My experiment (see image collage below):

1. I created an white 640x400 image in GIMP and exported as png. It weights 1409 bytes.
2. Then I added a black coloured line and exported as png. It weights 1694 bytes.
3. Then, I coloured that line red and exported as png. It weights 1754 bytes.
4. Starting from the white image in 1., I added a red square and exported as png. It weights 1426 bytes.
5. From 4., I duplicated the red square and put it somewhere else in the image. I was expecting the png to weight 1426 + (1426-1409) = 1443. Instead, it weights 1729 bytes.
6. Finally, I moved that red square elsewhere, hoping the image to weight 1729 bytes, and instead, it weights 1741 bytes.

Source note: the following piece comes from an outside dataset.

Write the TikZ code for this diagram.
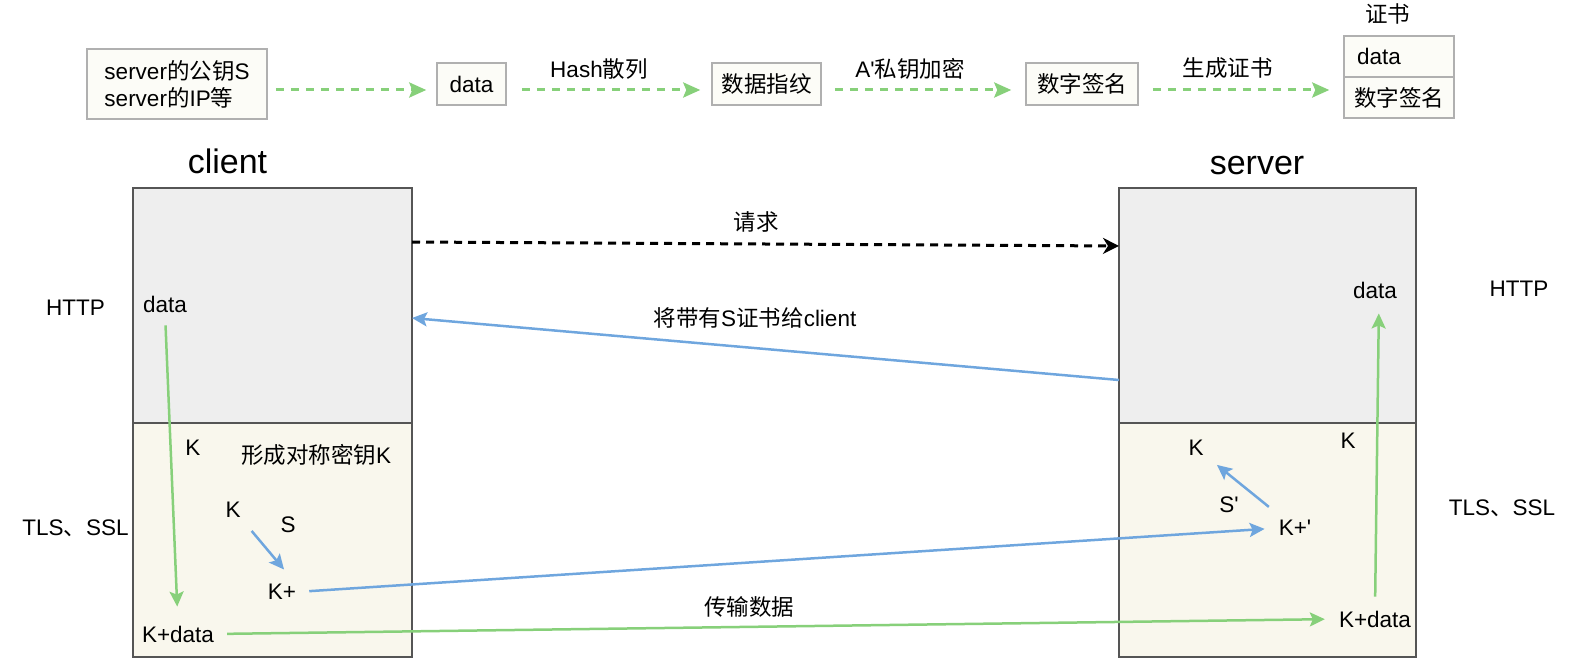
\documentclass[tikz,border=0pt]{standalone}
\usepackage{fontspec}
\setmainfont{Liberation Sans}
\newfontfamily\zhfont{Noto Sans CJK SC}
\newcommand{\zh}[1]{{\zhfont #1}}
\usetikzlibrary{arrows.meta}
\definecolor{flowGreen}{RGB}{135,208,122}
\definecolor{keyBlue}{RGB}{111,166,222}
\definecolor{noteFill}{RGB}{252,252,247}
\definecolor{noteGray}{RGB}{176,176,176}
\definecolor{frameGray}{RGB}{85,85,85}
\definecolor{httpFill}{RGB}{238,238,238}
\definecolor{tlsFill}{RGB}{249,247,237}

\begin{document}
\begin{tikzpicture}[x=1pt, y=-1pt,
    every node/.style={font=\fontsize{22.5}{27}\selectfont, inner sep=0pt},
    note/.style={draw=noteGray, fill=noteFill, line width=1.5pt, minimum height=42pt},
    stackBox/.style={draw=frameGray, line width=1.5pt},
    headLabel/.style={font=\fontsize{34}{40}\selectfont, anchor=base},
    flowArrow/.style={draw=flowGreen, line width=3pt, dash pattern=on 8pt off 7pt,
        -{Stealth[length=17pt, width=15pt, inset=3pt]}},
    greenArrow/.style={draw=flowGreen, line width=2.5pt, -{Stealth[length=15pt, width=14pt, inset=3pt]}},
    blueArrow/.style={draw=keyBlue, line width=2.5pt, -{Stealth[length=15pt, width=14pt, inset=3pt]}}]
    \useasboundingbox (0,0) rectangle (1570,666);

    % Certificate generation row
    \node[note, minimum width=180pt, minimum height=70pt, align=left] (srcInfo) at (177,84)
        {server\zh{的公钥}S\\server\zh{的}IP\zh{等}};
    \node[note, minimum width=69pt] (rawData) at (471.5,84) {data};
    \node[note, minimum width=109pt] (digest) at (766.5,84) {\zh{数据指纹}};
    \node[note, minimum width=112pt] (signature) at (1082,84) {\zh{数字签名}};

    % Certificate
    \node[note, minimum height=41pt, inner xsep=13pt, text width=84pt] (certData) at (1399,56.5) {data};
    \node[note, minimum height=41pt, minimum width=110pt] (certSign) at (1399,97.5) {\zh{数字签名}};
    \node (certTitle) at (1387.5,14) {\zh{证书}};

    \coordinate (flowRow) at (0,90);
    \foreach \from/\to/\ga/\gb in {srcInfo/rawData/8/10, rawData/digest/15/11,
                                   digest/signature/13/14, signature/certSign/14/14} {
        \draw[flowArrow, shorten <=\ga pt, shorten >=\gb pt] (\from.east |- flowRow) -- (\to.west |- flowRow);
    }
    \node (hashLabel) at (599,69) {Hash\zh{散列}};
    \node (encLabel) at (910,69) {A\textquotesingle\zh{私钥加密}};
    \node (genLabel) at (1227.5,68) {\zh{生成证书}};

    % Client and server stacks
    \node[stackBox, fill=httpFill, minimum width=279pt, minimum height=235pt] (cliHttp) at (272.5,305.5) {};
    \node[stackBox, fill=tlsFill, minimum width=279pt, minimum height=234pt] (cliTls) at (272.5,540) {};
    \node[stackBox, fill=httpFill, minimum width=297pt, minimum height=235pt] (srvHttp) at (1267.5,305.5) {};
    \node[stackBox, fill=tlsFill, minimum width=297pt, minimum height=234pt] (srvTls) at (1267.5,540) {};
    \node[headLabel] (cliTitle) at (227.5,173) {client};
    \node[headLabel] (srvTitle) at (1257,174) {server};

    % Layer names
    \foreach \x/\y/\name/\txt in {75.5/308/httpL/HTTP, 1519/289/httpR/HTTP,
                                  75.5/528/tlsL/TLS\zh{、}SSL, 1502/508/tlsR/TLS\zh{、}SSL} {
        \node (\name) at (\x,\y) {\txt};
    }

    % Handshake
    \coordinate (reqFrom) at (412,242);
    \coordinate (reqTo) at (1119,246);
    \draw[line width=3pt, dash pattern=on 8pt off 6pt, -{Stealth[length=16pt, width=16pt, inset=5pt]}] (reqFrom) -- (reqTo);
    \node (reqLabel) at (756,222) {\zh{请求}};

    \coordinate (certFrom) at (1119,380);
    \coordinate (certTo) at (412,318);
    \draw[blueArrow] (certFrom) -- (certTo);
    \node (certLabel) at (755,318) {\zh{将带有}S\zh{证书给}client};

    % Client side
    \node (cliData) at (165,304) {data};
    \node (cliK) at (193,448) {K};
    \node (keyLabel) at (316,455) {\zh{形成对称密钥}K};
    \node (cliK2) at (233,510) {K};
    \node (cliS) at (288,525) {S};
    \node (cliKp) at (282,592) {K+};
    \node (cliKdata) at (178,634) {K+data};

    % Server side
    \node (srvData) at (1375,290) {data};
    \node (srvK) at (1196,448) {K};
    \node (srvK2) at (1348,441) {K};
    \node (srvS) at (1229,505) {S\textquotesingle};
    \node (srvKp) at (1295,528) {K+\textquotesingle};
    \node (srvKdata) at (1375,619) {K+data};
    \node (sendLabel) at (749,607) {\zh{传输数据}};

    % Key exchange and data transfer
    \draw[greenArrow, shorten <=13pt, shorten >=19pt] (cliData.south) -- (cliKdata.north);
    \draw[blueArrow, shorten <=17pt, shorten >=19pt] (cliK2.south east) -- (cliKp.north east);
    \draw[blueArrow, shorten <=13pt, shorten >=14pt] (cliKp.east) -- (srvKp.west);
    \draw[blueArrow, shorten <=21pt, shorten >=17pt] (srvKp) -- (srvK);
    \draw[greenArrow, shorten <=13pt, shorten >=14pt] (cliKdata.east) -- (srvKdata.west);
    \draw[greenArrow, shorten <=14pt, shorten >=15pt] (srvKdata.north) -- ([xshift=4pt]srvData.south);

\end{tikzpicture}
\end{document}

I am utterly puzzled. I was expecting pixels to weight the same. This is clearly not the case. Well, maybe colors have different byte structure (e.g. red uses more 1s and 0s than white), but at least a red pixel weights the same everywhere. Steps 4 and 5 confirm that is not the case either. And finally, step 6 indicates that position also matters! Insane!

Can you please shed light on what is going on?

Answer 1

Compression efficiency

A naive bitmap encoding stores all the pixel values directly. However, since there almost always is some redundancy in the image data, compression can be applied to reduce the file size. For example, intuitively, "640x400 white pixels" is a sufficient description to exactly encode all the pixel values that takes only 20 bytes instead of 640x480x3 bytes.

One aspect of lossless compression is that some inputs will be more compressible than others (and, due to pigeonhole principle, many hypothetical inputs will be encoded to a larger file size than before - it's just that we don't expect to use such inputs in practice). This effect of different image features on compressibility is what you are observing in your experiments.

Answer 2

• White.. (all) pixels R255G255B255
• Black line... (x) pixels R255G255B255 and (x) pixels R0G0B0
• Red line... (x) pixels R255G255B255 and (x) pixels R255G0B0
• 1 Red Square .... (x) pixels R255G255B255 and (x*2) pixels R255G0B0
• 2 Red Squares .... (x) pixels R255G255B255 and (2 * x^2) pixels R255G0B0

You can see that with each iteration there is more data to store. Not a large amount more, but more nonetheless.

In other words, a pixel does not have a "set byte size" - all pixels are not the same byte size. The byte size changes based upon the data necessary to render that pixel. A pixel containing all one value for RGBA will be smaller than a pixel containing varied data for each color and/or alpha value.

This all boils down to what are referred to as Chunks in the PNG format and how bit reduction can be utilized in the compression scheme (DEFLATE).

You can read more about the PNG format and about DEFLATE, the compression scheme utilized in the PNG format, at Wikipedia.

Answer 3

The memory space needed for a pixel is the same, no matter what's its color or transparency level. Programmers have found ways to save space by letting their program to analyze patterns and instead of storing every pixel separately a found repeating rule how a pattern is constructed is saved. It really pays off, the available savings can be tens of percents and even more if some error is allowed like in JPG compression. Make a search for image compression methods.

Answer 4

File Formats

How pixels are stored depends on the file format. Most formats support some kind of compression which means that the amount of bytes used will depend on the complexity of the content of the image and not just on the mere number of pixels.

In a truly uncompressed format, each pixel will take the same amount. Try a standard *.bmp format to see that all your images have the same size.

The effect of compression as used by most formats has been explained in the other answers.